There were even a few soft left MPs who put in a good word for Gordon and made approving noises about a potential Brown-Prescott axis in the cabinet.
If only. Of course, there was a time when Brown was undoubtedly a man of the left. Back in 1975, in his introduction to The Red Paper on Scotland, he advocated 'the extension of self-management at the workplace', 'a planned economy' and 'public control of banks, insurance and pension companies . . . without compensation' . In the first few years after he became an MP in 1983, he was a straight-down-the-line centre-left Tribunite.
Anyone who has seen him on Tribune platforms at Labour conferences knows that he has never lost the knack of turning on the left-wing rhetoric. But since joining the shadow cabinet in 1988, his record has been one of cautious right-wing pragmatism.
In 1988-89, it was Brown, as shadow chief secretary to the Treasury, who played the leading role in eliminating promises of extra public spending from Labour's policy review documents. In 1989-90, as shadow trade and industry secretary, he ensured that all traces of Bryan Gould's radical Keynesianism were dumped from Labour's programme.
From 1992, as shadow chancellor, Brown was the key figure behind the abandonment of Labour's promise of modest income tax increases to pay for modest increases in child benefit and pensions. Before Black Wednesday in September 1992, he committed Labour to a policy of rejecting devaluation despite the over-valuation of the pound in the exchange rate mechanism of the European Monetary System. After 1994, he ensured that Labour did not argue in favour of European reflationary measures to compensate for the deflationary effects of the Maastricht treaty's conditions for European economic and monetary union.
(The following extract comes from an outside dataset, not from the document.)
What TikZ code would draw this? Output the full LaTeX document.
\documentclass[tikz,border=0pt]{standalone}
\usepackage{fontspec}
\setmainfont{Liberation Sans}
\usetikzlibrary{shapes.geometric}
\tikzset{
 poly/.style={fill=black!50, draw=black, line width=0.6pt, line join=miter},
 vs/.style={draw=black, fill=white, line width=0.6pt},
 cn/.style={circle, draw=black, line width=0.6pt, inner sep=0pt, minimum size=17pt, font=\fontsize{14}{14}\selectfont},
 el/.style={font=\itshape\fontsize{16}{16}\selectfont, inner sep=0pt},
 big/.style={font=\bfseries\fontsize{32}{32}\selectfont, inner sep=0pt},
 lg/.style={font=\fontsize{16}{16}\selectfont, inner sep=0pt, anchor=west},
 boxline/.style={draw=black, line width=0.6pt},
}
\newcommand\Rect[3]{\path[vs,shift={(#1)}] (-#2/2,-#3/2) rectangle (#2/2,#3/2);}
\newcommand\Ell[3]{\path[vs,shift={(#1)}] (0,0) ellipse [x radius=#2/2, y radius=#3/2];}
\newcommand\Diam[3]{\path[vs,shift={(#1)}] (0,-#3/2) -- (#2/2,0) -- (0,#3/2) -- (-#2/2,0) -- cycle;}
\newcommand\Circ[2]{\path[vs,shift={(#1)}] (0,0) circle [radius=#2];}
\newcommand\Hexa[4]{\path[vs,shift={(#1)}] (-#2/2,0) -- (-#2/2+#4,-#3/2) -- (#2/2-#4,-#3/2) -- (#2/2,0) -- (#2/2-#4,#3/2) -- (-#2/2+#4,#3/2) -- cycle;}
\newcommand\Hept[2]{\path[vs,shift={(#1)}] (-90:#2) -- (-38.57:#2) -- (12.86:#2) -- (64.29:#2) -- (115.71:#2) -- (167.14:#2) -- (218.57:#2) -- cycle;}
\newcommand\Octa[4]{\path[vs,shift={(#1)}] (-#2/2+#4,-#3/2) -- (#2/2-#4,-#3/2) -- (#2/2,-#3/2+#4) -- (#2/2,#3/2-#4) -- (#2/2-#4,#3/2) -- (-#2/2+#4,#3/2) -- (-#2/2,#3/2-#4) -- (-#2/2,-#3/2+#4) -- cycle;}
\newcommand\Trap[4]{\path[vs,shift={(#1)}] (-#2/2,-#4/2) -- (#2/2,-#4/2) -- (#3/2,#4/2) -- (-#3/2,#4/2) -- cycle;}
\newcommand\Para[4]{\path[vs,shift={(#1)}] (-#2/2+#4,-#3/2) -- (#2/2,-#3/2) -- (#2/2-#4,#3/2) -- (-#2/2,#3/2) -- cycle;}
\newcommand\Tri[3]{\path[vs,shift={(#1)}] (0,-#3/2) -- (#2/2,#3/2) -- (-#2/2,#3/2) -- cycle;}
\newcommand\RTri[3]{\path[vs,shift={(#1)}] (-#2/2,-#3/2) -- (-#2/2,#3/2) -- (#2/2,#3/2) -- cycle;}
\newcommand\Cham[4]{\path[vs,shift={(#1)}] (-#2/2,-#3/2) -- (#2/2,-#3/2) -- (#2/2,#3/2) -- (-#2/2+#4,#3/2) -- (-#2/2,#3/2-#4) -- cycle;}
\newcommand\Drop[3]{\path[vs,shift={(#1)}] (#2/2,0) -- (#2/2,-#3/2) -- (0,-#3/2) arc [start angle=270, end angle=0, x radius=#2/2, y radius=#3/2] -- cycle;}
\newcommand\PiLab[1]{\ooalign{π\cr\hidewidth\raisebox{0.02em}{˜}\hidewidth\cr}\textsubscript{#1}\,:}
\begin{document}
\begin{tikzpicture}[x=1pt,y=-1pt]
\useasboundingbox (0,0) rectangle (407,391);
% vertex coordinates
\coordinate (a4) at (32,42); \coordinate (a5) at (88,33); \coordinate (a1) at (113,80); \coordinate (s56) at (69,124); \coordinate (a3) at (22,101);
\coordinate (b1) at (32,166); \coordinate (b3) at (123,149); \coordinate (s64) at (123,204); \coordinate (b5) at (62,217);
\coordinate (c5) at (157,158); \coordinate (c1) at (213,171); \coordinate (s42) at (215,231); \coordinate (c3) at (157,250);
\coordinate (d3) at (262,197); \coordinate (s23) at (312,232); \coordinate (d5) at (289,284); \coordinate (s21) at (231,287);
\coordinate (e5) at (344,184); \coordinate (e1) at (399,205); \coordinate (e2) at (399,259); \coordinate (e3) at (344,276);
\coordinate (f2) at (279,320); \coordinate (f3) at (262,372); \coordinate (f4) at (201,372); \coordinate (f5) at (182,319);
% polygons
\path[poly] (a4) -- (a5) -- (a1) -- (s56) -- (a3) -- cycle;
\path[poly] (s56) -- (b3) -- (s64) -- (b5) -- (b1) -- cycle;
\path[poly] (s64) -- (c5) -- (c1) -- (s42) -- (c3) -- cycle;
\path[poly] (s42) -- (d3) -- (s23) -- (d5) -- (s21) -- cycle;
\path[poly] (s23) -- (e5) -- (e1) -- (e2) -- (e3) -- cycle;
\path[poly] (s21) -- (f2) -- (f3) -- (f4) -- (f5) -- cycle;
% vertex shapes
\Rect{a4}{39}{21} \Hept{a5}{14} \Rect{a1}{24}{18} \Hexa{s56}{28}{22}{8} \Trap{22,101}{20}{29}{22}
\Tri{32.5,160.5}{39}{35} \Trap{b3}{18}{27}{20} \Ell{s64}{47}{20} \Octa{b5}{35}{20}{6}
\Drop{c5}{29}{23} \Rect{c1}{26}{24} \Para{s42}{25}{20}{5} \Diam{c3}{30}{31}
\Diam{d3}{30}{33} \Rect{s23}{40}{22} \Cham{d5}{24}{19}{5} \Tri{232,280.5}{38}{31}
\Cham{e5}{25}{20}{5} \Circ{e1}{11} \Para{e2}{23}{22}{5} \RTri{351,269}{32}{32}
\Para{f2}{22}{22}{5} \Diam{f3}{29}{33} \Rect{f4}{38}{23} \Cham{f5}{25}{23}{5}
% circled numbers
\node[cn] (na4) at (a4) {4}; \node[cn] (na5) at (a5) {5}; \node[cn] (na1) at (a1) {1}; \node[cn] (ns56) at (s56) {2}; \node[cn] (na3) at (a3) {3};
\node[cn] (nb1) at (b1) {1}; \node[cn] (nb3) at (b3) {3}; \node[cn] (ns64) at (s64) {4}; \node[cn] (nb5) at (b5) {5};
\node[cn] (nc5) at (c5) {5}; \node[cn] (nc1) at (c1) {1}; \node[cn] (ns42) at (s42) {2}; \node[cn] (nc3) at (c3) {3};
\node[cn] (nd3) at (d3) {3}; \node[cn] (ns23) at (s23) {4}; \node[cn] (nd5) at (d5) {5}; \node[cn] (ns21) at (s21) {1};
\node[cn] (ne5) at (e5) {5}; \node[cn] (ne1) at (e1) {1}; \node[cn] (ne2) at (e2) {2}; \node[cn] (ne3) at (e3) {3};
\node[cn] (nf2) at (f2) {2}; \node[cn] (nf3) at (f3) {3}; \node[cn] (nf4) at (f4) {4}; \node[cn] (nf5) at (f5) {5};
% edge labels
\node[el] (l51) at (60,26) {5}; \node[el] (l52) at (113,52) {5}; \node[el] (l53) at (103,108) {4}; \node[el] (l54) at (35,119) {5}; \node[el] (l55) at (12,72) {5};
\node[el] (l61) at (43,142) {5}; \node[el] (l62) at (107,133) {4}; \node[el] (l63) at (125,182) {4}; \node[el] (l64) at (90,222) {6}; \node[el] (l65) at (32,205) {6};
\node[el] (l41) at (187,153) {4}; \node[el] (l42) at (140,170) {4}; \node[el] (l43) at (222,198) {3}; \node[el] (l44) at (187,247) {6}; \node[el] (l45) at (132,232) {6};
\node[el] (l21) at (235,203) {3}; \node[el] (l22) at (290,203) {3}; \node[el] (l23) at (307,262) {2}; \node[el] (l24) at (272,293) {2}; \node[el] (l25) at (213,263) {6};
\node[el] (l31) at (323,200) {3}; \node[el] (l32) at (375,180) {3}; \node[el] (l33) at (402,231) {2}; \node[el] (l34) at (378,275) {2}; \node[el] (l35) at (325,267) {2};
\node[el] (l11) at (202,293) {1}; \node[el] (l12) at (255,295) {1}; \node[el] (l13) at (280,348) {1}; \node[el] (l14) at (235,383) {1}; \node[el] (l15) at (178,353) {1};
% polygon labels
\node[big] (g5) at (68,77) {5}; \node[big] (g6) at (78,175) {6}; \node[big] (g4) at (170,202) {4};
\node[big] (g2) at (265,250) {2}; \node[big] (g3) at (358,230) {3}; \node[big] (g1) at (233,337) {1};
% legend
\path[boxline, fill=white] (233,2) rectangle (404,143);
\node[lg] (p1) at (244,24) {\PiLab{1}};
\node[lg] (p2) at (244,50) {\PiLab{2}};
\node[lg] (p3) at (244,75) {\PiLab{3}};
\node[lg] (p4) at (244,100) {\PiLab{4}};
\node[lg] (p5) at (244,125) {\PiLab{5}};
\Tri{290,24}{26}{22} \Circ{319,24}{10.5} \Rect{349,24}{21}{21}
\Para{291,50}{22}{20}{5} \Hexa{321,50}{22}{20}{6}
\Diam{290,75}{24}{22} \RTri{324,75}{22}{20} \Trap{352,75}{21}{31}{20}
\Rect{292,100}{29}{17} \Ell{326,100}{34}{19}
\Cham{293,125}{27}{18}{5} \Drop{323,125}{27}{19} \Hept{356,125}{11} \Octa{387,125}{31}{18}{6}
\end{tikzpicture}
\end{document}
As the 1997 general election loomed, Brown was responsible for introducing compulsion to Labour's 'welfare-to-work' plans. And it was he who ruled out any increase in the top or basic rates of income tax and committed Labour to sticking to the Tories' spending plans for two years.
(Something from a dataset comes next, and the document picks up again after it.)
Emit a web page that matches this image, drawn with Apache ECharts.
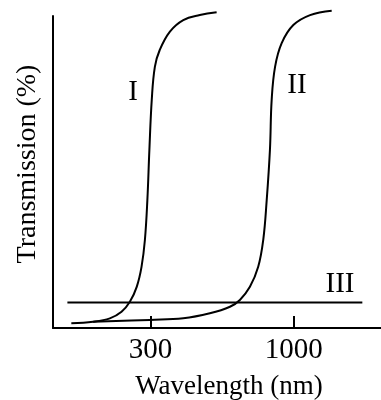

The chancellor's left-wing admirers would have us believe that all this was a matter of electoral tactics – that Brown's caution was intended solely to eliminate hostages to fortune. Deep down inside, they say, he remains an egalitarian social democrat.
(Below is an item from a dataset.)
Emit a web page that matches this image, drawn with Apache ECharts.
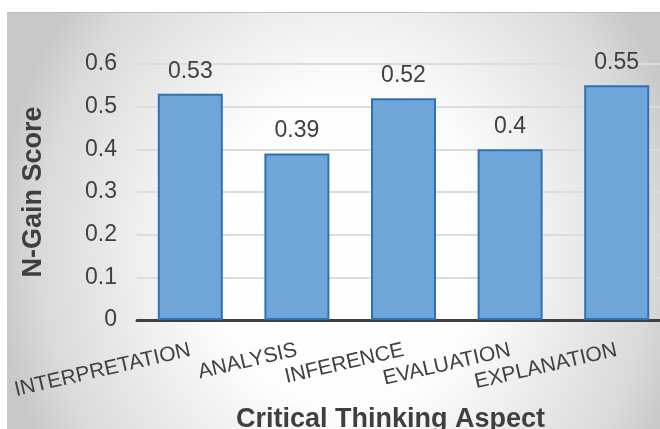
<!DOCTYPE html>
<html>
<head>
<meta charset="utf-8">
<script src="https://cdn.jsdelivr.net/npm/echarts@6/dist/echarts.min.js"></script>
<style>
html,body{margin:0;padding:0;background:#ffffff;}
#chart{width:660px;height:429px;}
</style>
</head>
<body>
<div id="chart"></div>
<script>
const categories = ['INTERPRETATION', 'ANALYSIS', 'INFERENCE', 'EVALUATION', 'EXPLANATION'];
const values = [0.53, 0.39, 0.52, 0.4, 0.55];
const yTickLabels = ['0', '0.1', '0.2', '0.3', '0.4', '0.5', '0.6'];
const yTitle = 'N-Gain Score';
const xTitle = 'Critical Thinking Aspect';

const FONT = '"Liberation Sans", Arial, sans-serif';
const chart = echarts.init(document.getElementById('chart'), null, {renderer: 'canvas'});

chart.setOption({
  animation: false,
  graphic: [
    {
      type: 'rect', z: -20, silent: true,
      x: 7, y: 12, scaleX: 1, scaleY: 1.143,
      shape: {x: 0, y: 0, width: 653, height: 364.9},
      style: {
        fill: new echarts.graphic.RadialGradient(0.518, 0.571, 0.959, [
          {offset: 0, color: '#ffffff'},
          {offset: 0.4, color: '#fdfdfd'},
          {offset: 0.63, color: '#ececec'},
          {offset: 0.87, color: '#dadada'},
          {offset: 1, color: '#c8c8c8'}
        ])
      }
    },
    {
      type: 'line', z: -18, silent: true,
      shape: {x1: 7, y1: 12.5, x2: 660, y2: 12.5},
      style: {stroke: '#bdbdbd', lineWidth: 1}
    }
  ],
  grid: {left: 137, top: 64, width: 533, height: 256, containLabel: false, outerBoundsMode: 'none'},
  xAxis: {
    type: 'category',
    data: categories,
    name: xTitle,
    nameLocation: 'middle',
    nameGap: 80,
    nameTextStyle: {fontFamily: FONT, fontSize: 27, fontWeight: 'bold', color: '#3f3f3f', padding: [0, 26, 0, 0]},
    axisLine: {show: true, lineStyle: {color: '#404040', width: 3}},
    axisTick: {show: false},
    axisLabel: {rotate: 13, margin: 30, fontFamily: FONT, fontSize: 21, color: '#404040', interval: 0}
  },
  yAxis: {
    type: 'value',
    min: 0, max: 0.6, interval: 0.1,
    name: yTitle,
    nameLocation: 'middle',
    nameGap: 90,
    nameRotate: 90,
    nameTextStyle: {fontFamily: FONT, fontSize: 27, fontWeight: 'bold', color: '#3f3f3f'},
    axisLine: {show: false},
    axisTick: {show: false},
    axisLabel: {
      margin: 20, fontFamily: FONT, fontSize: 23, color: '#404040',
      formatter: function (v, i) { return yTickLabels[i]; }
    },
    splitLine: {show: true, lineStyle: {color: '#dcdcdc', width: 2}}
  },
  series: [{
    type: 'bar',
    data: values,
    barWidth: 65,
    itemStyle: {color: '#6fa6da', borderColor: '#2f72b3', borderWidth: 2},
    label: {
      show: true, position: 'top', distance: 11,
      fontFamily: FONT, fontSize: 23, color: '#404040',
      formatter: function (p) { return String(values[p.dataIndex]); }
    }
  }]
});
</script>
</body>
</html>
Yet as chancellor he has pursued a course entirely consistent with what he said in opposition. He has handed over control of interest rates to a committee of anti-inflation hawks at the Bank of England. He has stuck to the Tories' spending plans for the first two years, and his planned increases after that (however welcome) are modest. He has left income tax alone and made life more difficult for anyone on benefits. His response to the call from the French and German social democrats for an expansion of demand in the European economy has been bleating about the necessity of flexible labour markets.
Which is not to say that Brown is incompetent or always wrong. It's simply that he's an economic policy conservative – just like Labour's first chancellor of the exchequer, Philip Snowden. Kenneth Clarke would make a more credible standard-bearer for the left.